== Records for processing

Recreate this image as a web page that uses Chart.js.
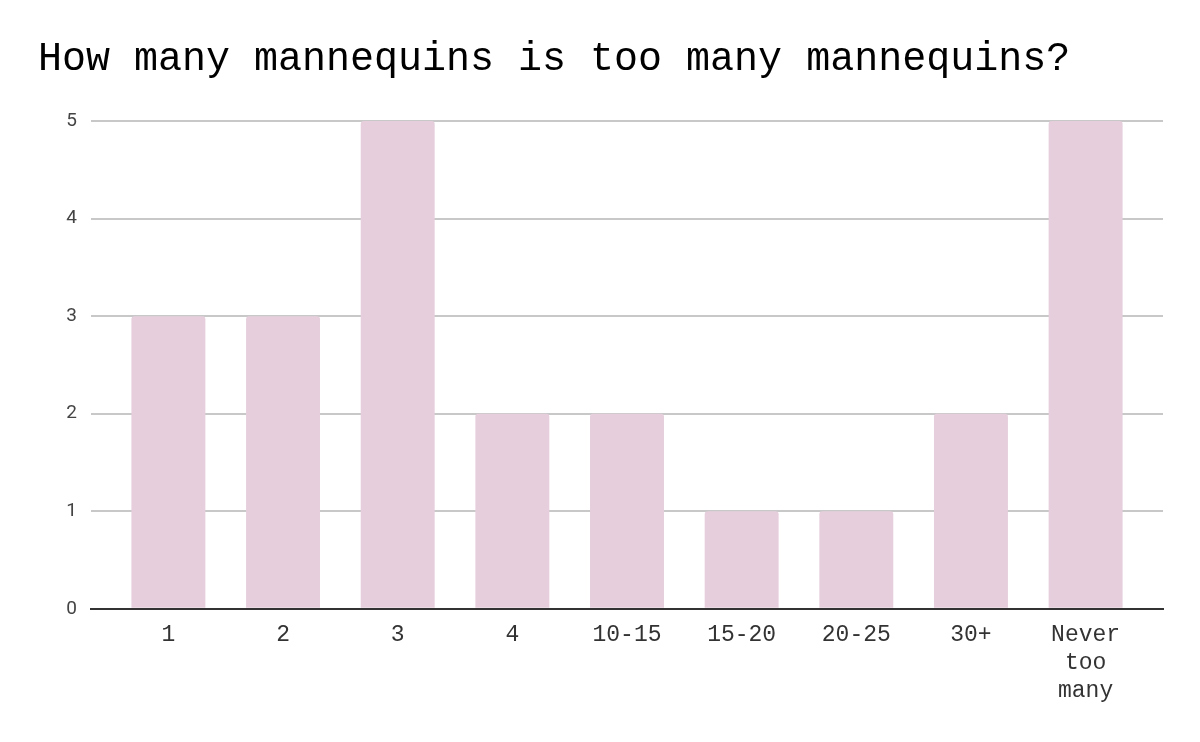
<!DOCTYPE html>
<html>
<head>
<meta charset="utf-8">
<script src="https://cdn.jsdelivr.net/npm/chart.js@4"></script>
<style>
  body { margin: 0; background: #fff; }
  #wrap { width: 1200px; height: 742px; }
</style>
</head>
<body>
<div id="wrap"><canvas id="mannequins"></canvas></div>
<script>
const categories = ['1', '2', '3', '4', '10-15', '15-20', '20-25', '30+', ['Never', 'too', 'many']];
const counts = [3, 3, 5, 2, 2, 1, 1, 2, 5];
const yTicks = [0, 1, 2, 3, 4, 5];

const ctx = document.getElementById('mannequins').getContext('2d');

// extra room at both ends of the category axis (in category units)
const xEdge = 0.175;

new Chart(ctx, {
    type: 'bar',
    data: {
        labels: categories,
        datasets: [{
            label: 'Responses',
            data: counts,
            backgroundColor: '#e6cedc',
            borderRadius: { topLeft: 3, topRight: 3 },
            borderSkipped: 'bottom',
            barPercentage: 0.645,
            categoryPercentage: 1
        }]
    },
    options: {
        responsive: true,
        maintainAspectRatio: false,
        animation: false,
        layout: { padding: { left: 38, right: 37, top: 0, bottom: 25 } },
        plugins: {
            legend: { display: false },
            tooltip: { enabled: false },
            title: {
                display: true,
                text: 'How many mannequins is too many mannequins?',
                align: 'start',
                color: '#000',
                font: { family: 'Liberation Mono', size: 40, weight: 'normal' },
                padding: { top: 35, bottom: 38 }
            }
        },
        scales: {
            x: {
                afterBuildTicks: (scale) => {
                    scale._startValue -= xEdge;
                    scale._valueRange += 2 * xEdge;
                },
                grid: { display: false, drawTicks: false },
                border: { display: true, color: '#333', width: 2 },
                ticks: {
                    color: '#333',
                    padding: 12,
                    maxRotation: 0,
                    font: { family: 'Liberation Mono', size: 23, lineHeight: 1.22 }
                }
            },
            y: {
                min: 0,
                max: 5,
                afterFit: (scale) => { scale.width = 53; },
                afterBuildTicks: (scale) => { scale.ticks = yTicks.map(v => ({ value: v })); },
                grid: { color: '#c8c8c8', lineWidth: 2, drawTicks: false },
                border: { display: false },
                ticks: {
                    color: '#444',
                    padding: 14,
                    font: { family: 'Roboto', size: 19 }
                }
            }
        }
    }
});
</script>
</body>
</html>
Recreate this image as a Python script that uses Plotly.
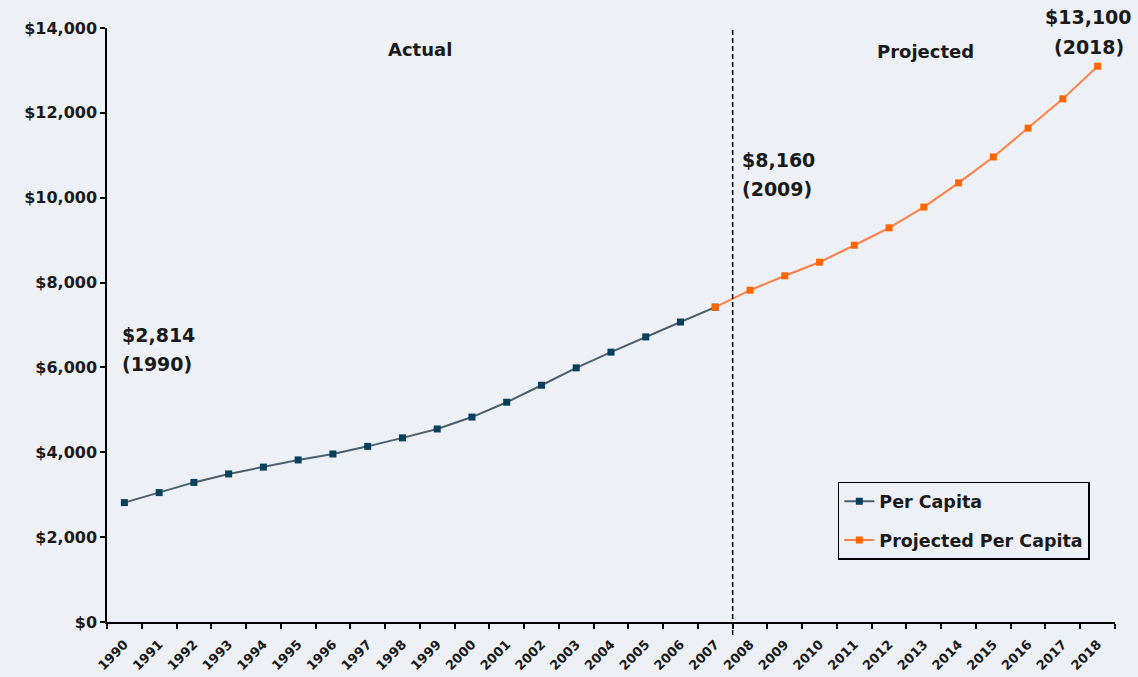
import plotly.graph_objects as go

years = [str(y) for y in range(1990, 2019)]
actual_years = [str(y) for y in range(1990, 2008)]
actual_values = [2814, 3050, 3290, 3490, 3650, 3820, 3960, 4140, 4340, 4550,
                 4830, 5180, 5580, 5990, 6360, 6720, 7070, 7420]
proj_years = [str(y) for y in range(2007, 2019)]
proj_values = [7420, 7820, 8160, 8480, 8880, 9290, 9780, 10350, 10960, 11640, 12330, 13100]
y_ticks = [0, 2000, 4000, 6000, 8000, 10000, 12000, 14000]
y_tick_labels = ["$" + format(v, ",") for v in y_ticks]

BG = "#EDF1F5"
FONT = "DejaVu Sans"
TXT = "#1a1a1a"
BLUE_M = "#073F5F"
BLUE_L = "#4A5F6C"
ORANGE_M = "#FF6600"
ORANGE_L = "#FF7F45"

fig = go.Figure()
fig.add_trace(go.Scatter(
    x=actual_years, y=actual_values, name="<b>Per Capita</b>", mode="lines+markers",
    legendgroup="a",
    line=dict(color=BLUE_L, width=2), marker=dict(symbol="square", size=7, color=BLUE_M),
))
fig.add_trace(go.Scatter(
    x=proj_years, y=proj_values, name="<b>Projected Per Capita</b>", mode="lines+markers",
    legendgroup="b",
    line=dict(color=ORANGE_L, width=2), marker=dict(symbol="square", size=7, color=ORANGE_M),
))

fig.add_shape(type="line", xref="x", yref="paper", x0=17.5, x1=17.5, y0=-0.022, y1=1.0,
              line=dict(color="black", width=1.5, dash="5px,3px"))

def ann(text, x, y, xanchor="left", size=19):
    fig.add_annotation(x=x, y=y, xref="x", yref="paper", text="<b>" + text + "</b>",
                       showarrow=False, xanchor=xanchor, yanchor="middle",
                       font=dict(family=FONT, size=size, color=TXT))

ann("$2,814", -0.12, 0.483)
ann("(1990)", -0.12, 0.434)
ann("$8,160", 17.72, 0.778)
ann("(2009)", 17.72, 0.729)
ann("$13,100", 27.75, 1.0185, xanchor="center")
ann("(2018)", 27.75, 0.968, xanchor="center")
ann("Actual", 8.5, 0.963, xanchor="center", size=18)
ann("Projected", 23.06, 0.961, xanchor="center", size=18)

fig.update_layout(
    width=1138, height=677,
    margin=dict(l=107, r=23, t=28, b=55),
    paper_bgcolor=BG, plot_bgcolor=BG,
    font=dict(family=FONT, color=TXT),
    showlegend=True,
    legend=dict(x=0.725, y=0.236, xanchor="left", yanchor="top",
                bgcolor=BG, bordercolor="black", borderwidth=1.5,
                font=dict(family=FONT, size=17.5, color=TXT),
                traceorder="grouped", tracegroupgap=13),
    xaxis=dict(type="category", categoryorder="array", categoryarray=years,
               range=[-0.5, 28.5], tickmode="array", tickvals=years,
               ticktext=["<b>" + y + "</b>" for y in years],
               tickangle=-45, tickson="boundaries", ticks="outside", ticklen=5, tickwidth=1.5,
               ticklabelstandoff=8, automargin=False,
               tickcolor="black", showline=True, linecolor="black", linewidth=1.5,
               showgrid=False, zeroline=False, tickfont=dict(family=FONT, size=13, color=TXT)),
    yaxis=dict(range=[0, 14000], tickmode="array", tickvals=y_ticks,
               ticktext=["<b>" + t + "</b>" for t in y_tick_labels],
               ticks="outside", ticklen=5, tickwidth=1.5, tickcolor="black", automargin=False,
               showline=True, linecolor="black", linewidth=1.5, showgrid=False, zeroline=False,
               tickfont=dict(family=FONT, size=16, color=TXT)),
)

fig.write_html("out.html", config={"displayModeBar": False},
               post_script="document.body.style.margin='0';document.body.style.background='" + BG + "';")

====

(Job): State how many lines of the material contain the string "that", with no other words.

(Response to this task): 2